On paper, this should have been a home run for me: globetrotting smooth-brained mystery/spy/action movie with leads I like!

Instead I hated it, like want to write a letter to Netflix hated it. The overwhelming misogyny was too much to bear. Paternalistic, ceaselessly and gratuitously derogatory towards female characters and just women in general (“usually when the stage lights go up I find an ugly chick and lick my wounds”…excuse me?), storylines where female characters exist only as accessories and foils to the male characters and where they are constantly being bested in fight scenes—ugh. Not to mention the mystical Asian racist plot point of Lone Wolf giving the hard drive back to Miranda because “these are not honorable people”. Give me a break!

Totally unredeemable and without any humor or generosity of spirit, F- -, would not see again. If you were similarly disappointed may I recommend Ambulance, a delight of a movie, or even the tedious but charming Uncharted?
posted by stellaluna at 8:44 PM on July 27, 2022

It struck me very much as the sort of film one would get when people accustomed to making superhero movies make an action thriller (and attempt to set up a blockbuster franchise instead of making a self-contained film). It tried to hold a tension between gritty and outlandish that felt kind of off.

I do wish that Fit had thrown the "boring" thing back in Lloyd's face after he made a big show of doing improvisational torture and then went straight to pulling out fingernails, the most cliched torture technique available.

The flare gun that somehow reloaded itself was a bit too much suspension of disbelief for me. Did no one on the set comment that flare guns only hold one round? Lloyd had a knife, so he just could have threatened Claire with that.

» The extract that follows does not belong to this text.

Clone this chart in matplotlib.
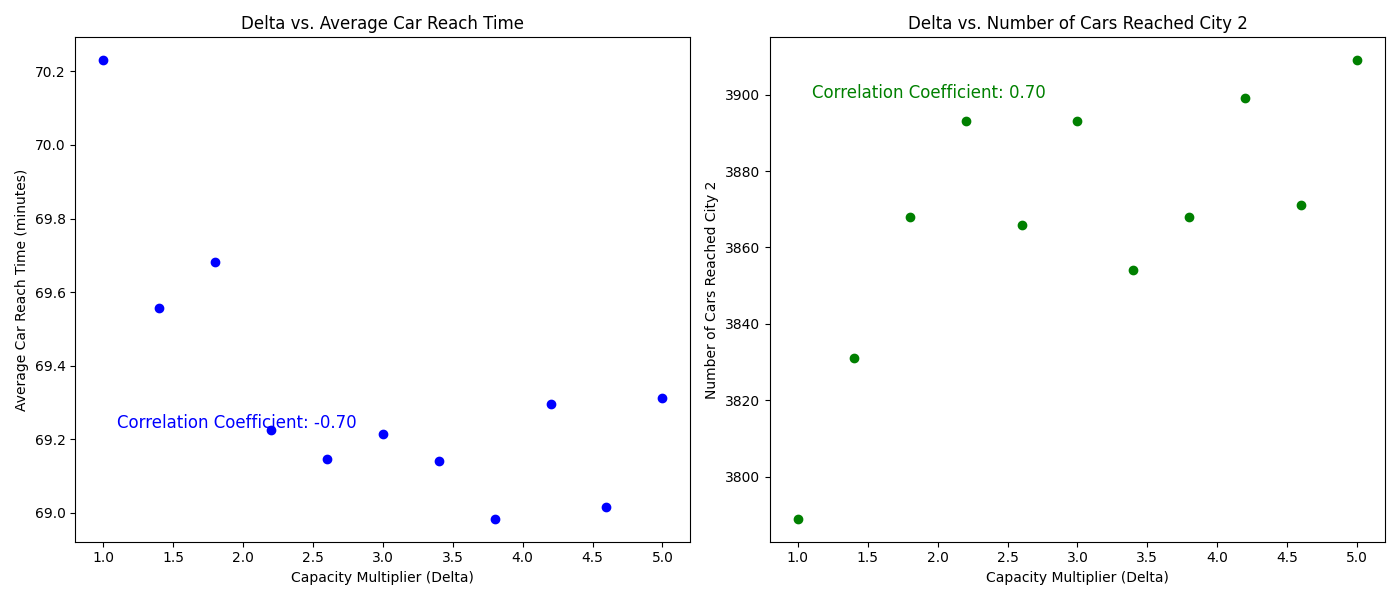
import numpy as np
import matplotlib.pyplot as plt

# Valores
delta = [1.0, 1.4, 1.8, 2.2, 2.6, 3.0, 3.4, 3.8, 4.2, 4.6, 5.0]
avg_reach_time = [70.23, 69.556, 69.683, 69.226, 69.147, 69.215, 69.142, 68.984, 69.296, 69.016, 69.312]
cars_reached = [3789, 3831, 3868, 3893, 3866, 3893, 3854, 3868, 3899, 3871, 3909]
corr_time = "-0.70"
corr_cars = "0.70"

plt.figure(figsize=(14, 6))

plt.subplot(1, 2, 1)
plt.scatter(delta, avg_reach_time, color='blue')
plt.title('Delta vs. Average Car Reach Time')
plt.xlabel('Capacity Multiplier (Delta)')
plt.ylabel('Average Car Reach Time (minutes)')
plt.text(1.1, 69.23, f'Correlation Coefficient: {corr_time}', fontsize=12, color='blue')

plt.subplot(1, 2, 2)
plt.scatter(delta, cars_reached, color='green')
plt.title('Delta vs. Number of Cars Reached City 2')
plt.xlabel('Capacity Multiplier (Delta)')
plt.ylabel('Number of Cars Reached City 2')
plt.text(1.1, 3899, f'Correlation Coefficient: {corr_cars}', fontsize=12, color='green')

plt.tight_layout()
plt.savefig('out.png', dpi=100)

Even so, it was entertaining enough for the price of admission, well-shot if a little reliant on drone cameras, had some good set pieces and fun moments, but I don't think we need a Gray Man series.
posted by subocoyne at 10:37 AM on July 28, 2022

I've read some of the books, and seen some MCU movies (and some Netflix originals), so my expectations were probably about where they needed to be.

It's based on a novel (think of a point halfway between Jack Reacher and Jason Bourne and you'll be in the general area) by a guy who wrote four Jack Ryan books after Tom Clancy died.

Per Wikipedia, the movie lingered in development hell for almost a decade, and eight different people worked on the screenplay.

It was made to get a middling Rotten Tomatoes critics score, and much higher audience scores from a group of people that the Netflix algorithm thinks will like it. None of that is to say it's bad, but also that's a process that will reliably produce something in a range from, like, not-terrible to mediocre.

It's not a movie as much as it's a movie-shaped product, and it makes me think I should hurry up and write that listicle rating Netflix original action movies before somebody asks ChatGPT to do it.